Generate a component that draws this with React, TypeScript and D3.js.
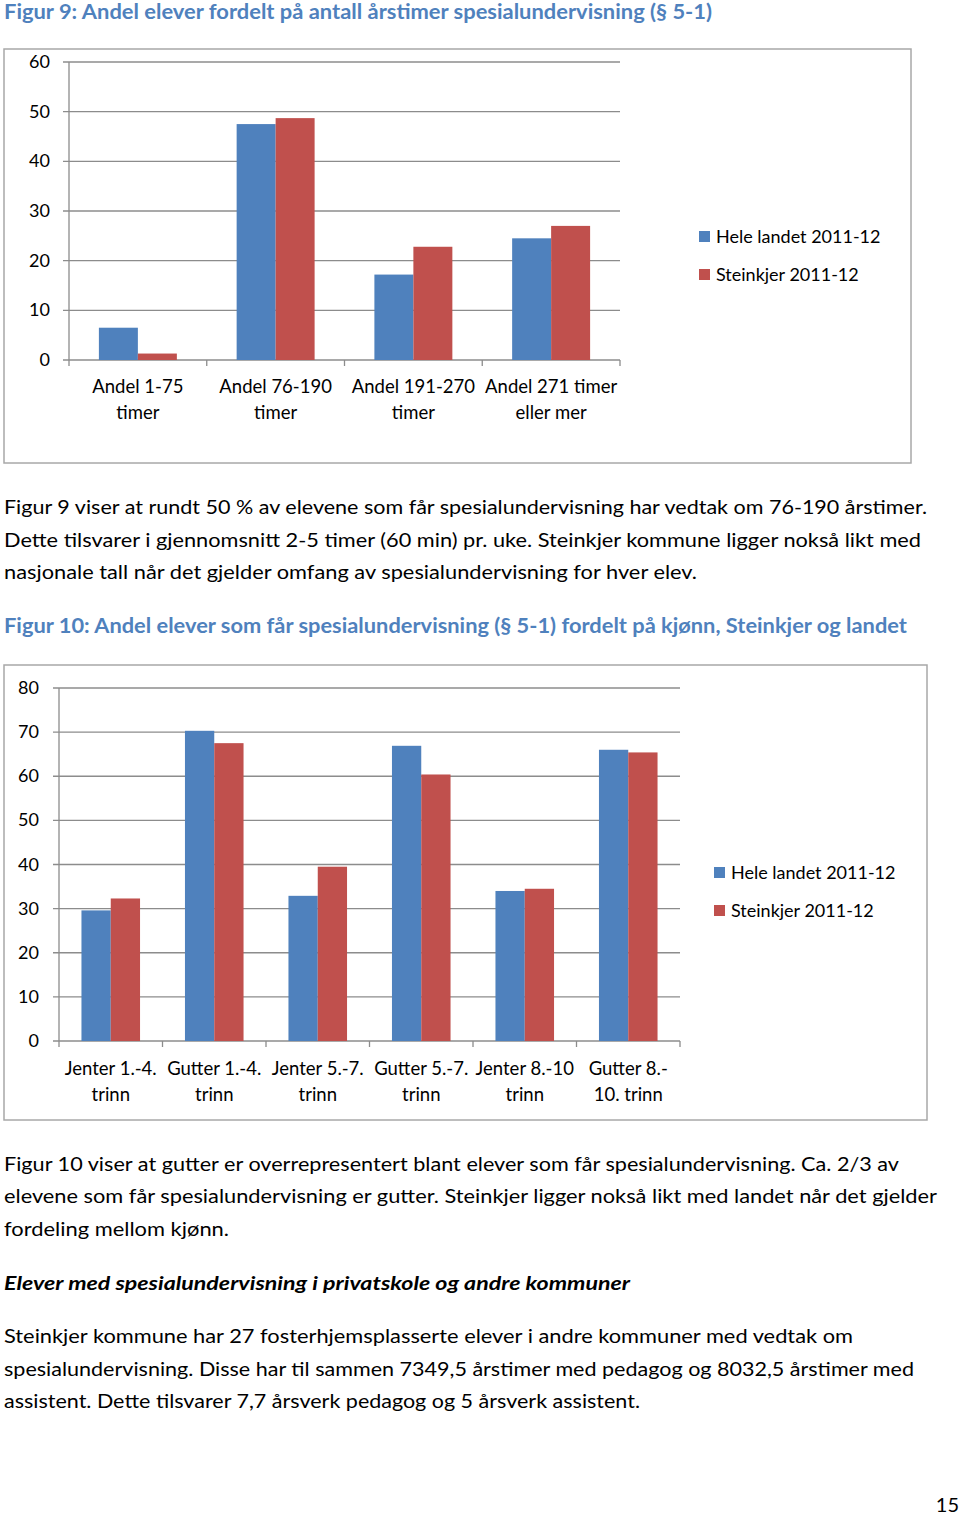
import React from "react";
import * as d3 from "d3";

// Figur 9
const hoursCats = [
  ["Andel 1-75", "timer"],
  ["Andel 76-190", "timer"],
  ["Andel 191-270", "timer"],
  ["Andel 271 timer", "eller mer"],
];
const hoursNational = [6.5, 47.5, 17.2, 24.5];
const hoursSteinkjer = [1.3, 48.7, 22.8, 27.0];
const hoursTicks = [0, 10, 20, 30, 40, 50, 60];

// Figur 10
const genderCats = [
  ["Jenter 1.-4.", "trinn"],
  ["Gutter 1.-4.", "trinn"],
  ["Jenter 5.-7.", "trinn"],
  ["Gutter 5.-7.", "trinn"],
  ["Jenter 8.-10", "trinn"],
  ["Gutter 8.-", "10. trinn"],
];
const genderNational = [29.6, 70.3, 32.9, 66.9, 34.0, 66.0];
const genderSteinkjer = [32.3, 67.5, 39.5, 60.4, 34.5, 65.4];
const genderTicks = [0, 10, 20, 30, 40, 50, 60, 70, 80];

const seriesNames = ["Hele landet 2011-12", "Steinkjer 2011-12"];
const colors = ["#4F81BD", "#C0504D"];

const FONT = "Lato, 'Open Sans', sans-serif";
const TITLE_COLOR = "#4F81BD";
const GRID = "#8c8c8c";

// text lines of the page: [text, y baseline, width]
const para1 = [
  ["Figur 9 viser at rundt 50 % av elevene som får spesialundervisning har vedtak om 76-190 årstimer.", 514, 923],
  ["Dette tilsvarer i gjennomsnitt 2-5 timer (60 min) pr. uke. Steinkjer kommune ligger nokså likt med", 547, 917],
  ["nasjonale tall når det gjelder omfang av spesialundervisning for hver elev.", 579, 693],
];
const para2 = [
  ["Figur 10 viser at gutter er overrepresentert blant elever som får spesialundervisning. Ca. 2/3 av", 1171, 895],
  ["elevene som får spesialundervisning er gutter. Steinkjer ligger nokså likt med landet når det gjelder", 1203, 933],
  ["fordeling mellom kjønn.", 1236, 225],
];
const para3 = [
  ["Steinkjer kommune har 27 fosterhjemsplasserte elever i andre kommuner med vedtak om", 1343, 849],
  ["spesialundervisning. Disse har til sammen 7349,5 årstimer med pedagog og 8032,5 årstimer med", 1376, 910],
  ["assistent. Dette tilsvarer 7,7 årsverk pedagog og 5 årsverk assistent.", 1408, 636],
];

type ChartProps = {
  cats: string[][];
  a: number[];
  b: number[];
  ticks: number[];
  box: { x: number; y: number; w: number; h: number };
  plot: { left: number; right: number; top: number; bottom: number };
  tickX: number;
  catY: number;
  legend: { x: number; y: number };
};

const BarChart = ({ cats, a, b, ticks, box, plot, tickX, catY, legend }: ChartProps) => {
  const x0 = d3
    .scaleBand<number>()
    .domain(cats.map((_, i) => i))
    .range([plot.left, plot.right])
    .padding(0);
  const bw = x0.bandwidth() * 0.283;
  const y = d3
    .scaleLinear()
    .domain([0, ticks[ticks.length - 1]])
    .range([plot.bottom, plot.top]);

  return (
    <g>
      <rect x={box.x} y={box.y} width={box.w} height={box.h} fill="#fff" stroke="#a8a8a8" strokeWidth={1.5} />
      {ticks.map((t) => (
        <g key={t}>
          <line x1={plot.left - 6} x2={plot.right} y1={y(t)} y2={y(t)} stroke={GRID} strokeWidth={1.3} />
          <text x={tickX} y={y(t) + 6} textAnchor="end" fontSize={18} fill="#000">
            {t}
          </text>
        </g>
      ))}
      <line x1={plot.left} x2={plot.left} y1={plot.top} y2={plot.bottom} stroke={GRID} strokeWidth={1.3} />
      {cats.map((c, i) => {
        const cx = (x0(i) as number) + x0.bandwidth() / 2;
        return (
          <g key={i}>
            <rect x={cx - bw} y={y(a[i])} width={bw} height={y(0) - y(a[i])} fill={colors[0]} />
            <rect x={cx} y={y(b[i])} width={bw} height={y(0) - y(b[i])} fill={colors[1]} />
            {c.map((line, j) => (
              <text key={j} x={cx} y={catY + j * 26} textAnchor="middle" fontSize={18.5} fill="#000">
                {line}
              </text>
            ))}
          </g>
        );
      })}
      {x0.domain().concat([cats.length]).map((i) => {
        const xx = i === cats.length ? plot.right : (x0(i) as number);
        return <line key={"t" + i} x1={xx} x2={xx} y1={plot.bottom} y2={plot.bottom + 6} stroke={GRID} strokeWidth={1.3} />;
      })}
      {seriesNames.map((s, i) => (
        <g key={s} transform={`translate(${legend.x},${legend.y + i * 38})`}>
          <rect x={0} y={-6} width={11} height={11} fill={colors[i]} />
          <text x={17} y={6} fontSize={18} fill="#000">
            {s}
          </text>
        </g>
      ))}
    </g>
  );
};

const TextLines = ({ lines, weight, italic }: { lines: (string | number)[][]; weight?: string; italic?: boolean }) => (
  <g>
    {lines.map(([t, yy, w]) => (
      <text
        key={t as string}
        x={4}
        y={yy as number}
        fontSize={19.5}
        fontWeight={weight}
        fontStyle={italic ? "italic" : undefined}
        textLength={w as number}
        lengthAdjust="spacingAndGlyphs"
        fill="#000"
      >
        {t}
      </text>
    ))}
  </g>
);

export default function App() {
  return (
    <svg
      width={960}
      height={1515}
      style={{ position: "absolute", left: 0, top: 0, background: "#fff" }}
      fontFamily={FONT}
    >
      <text x={4} y={19} fontSize={20} fontWeight="bold" fill={TITLE_COLOR} textLength={708} lengthAdjust="spacingAndGlyphs">
        Figur 9: Andel elever fordelt på antall årstimer spesialundervisning (§ 5-1)
      </text>
      <BarChart
        cats={hoursCats}
        a={hoursNational}
        b={hoursSteinkjer}
        ticks={hoursTicks}
        box={{ x: 4, y: 49, w: 907, h: 414 }}
        plot={{ left: 69, right: 620, top: 62, bottom: 360 }}
        tickX={50}
        catY={393}
        legend={{ x: 699, y: 237 }}
      />
      <TextLines lines={para1} />
      <text x={4} y={633} fontSize={20} fontWeight="bold" fill={TITLE_COLOR} textLength={903} lengthAdjust="spacingAndGlyphs">
        Figur 10: Andel elever som får spesialundervisning (§ 5-1) fordelt på kjønn, Steinkjer og landet
      </text>
      <BarChart
        cats={genderCats}
        a={genderNational}
        b={genderSteinkjer}
        ticks={genderTicks}
        box={{ x: 4, y: 665, w: 923, h: 455 }}
        plot={{ left: 59, right: 680, top: 688, bottom: 1041 }}
        tickX={39}
        catY={1075}
        legend={{ x: 714, y: 873 }}
      />
      <TextLines lines={para2} />
      <TextLines lines={[["Elever med spesialundervisning i privatskole og andre kommuner", 1290, 626]]} weight="bold" italic />
      <TextLines lines={para3} />
      <text x={959} y={1512} textAnchor="end" fontSize={20} fill="#000">
        15
      </text>
    </svg>
  );
}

..............................

• [TASK INSTRUCTIONS]: Pictures stay out. Print the data exactly, from its first line through the line containing "import * as".

• [TASK SOLUTION]:
Generate a component that draws this with React, TypeScript and D3.js.
import React from "react";
import * as d3 from "d3";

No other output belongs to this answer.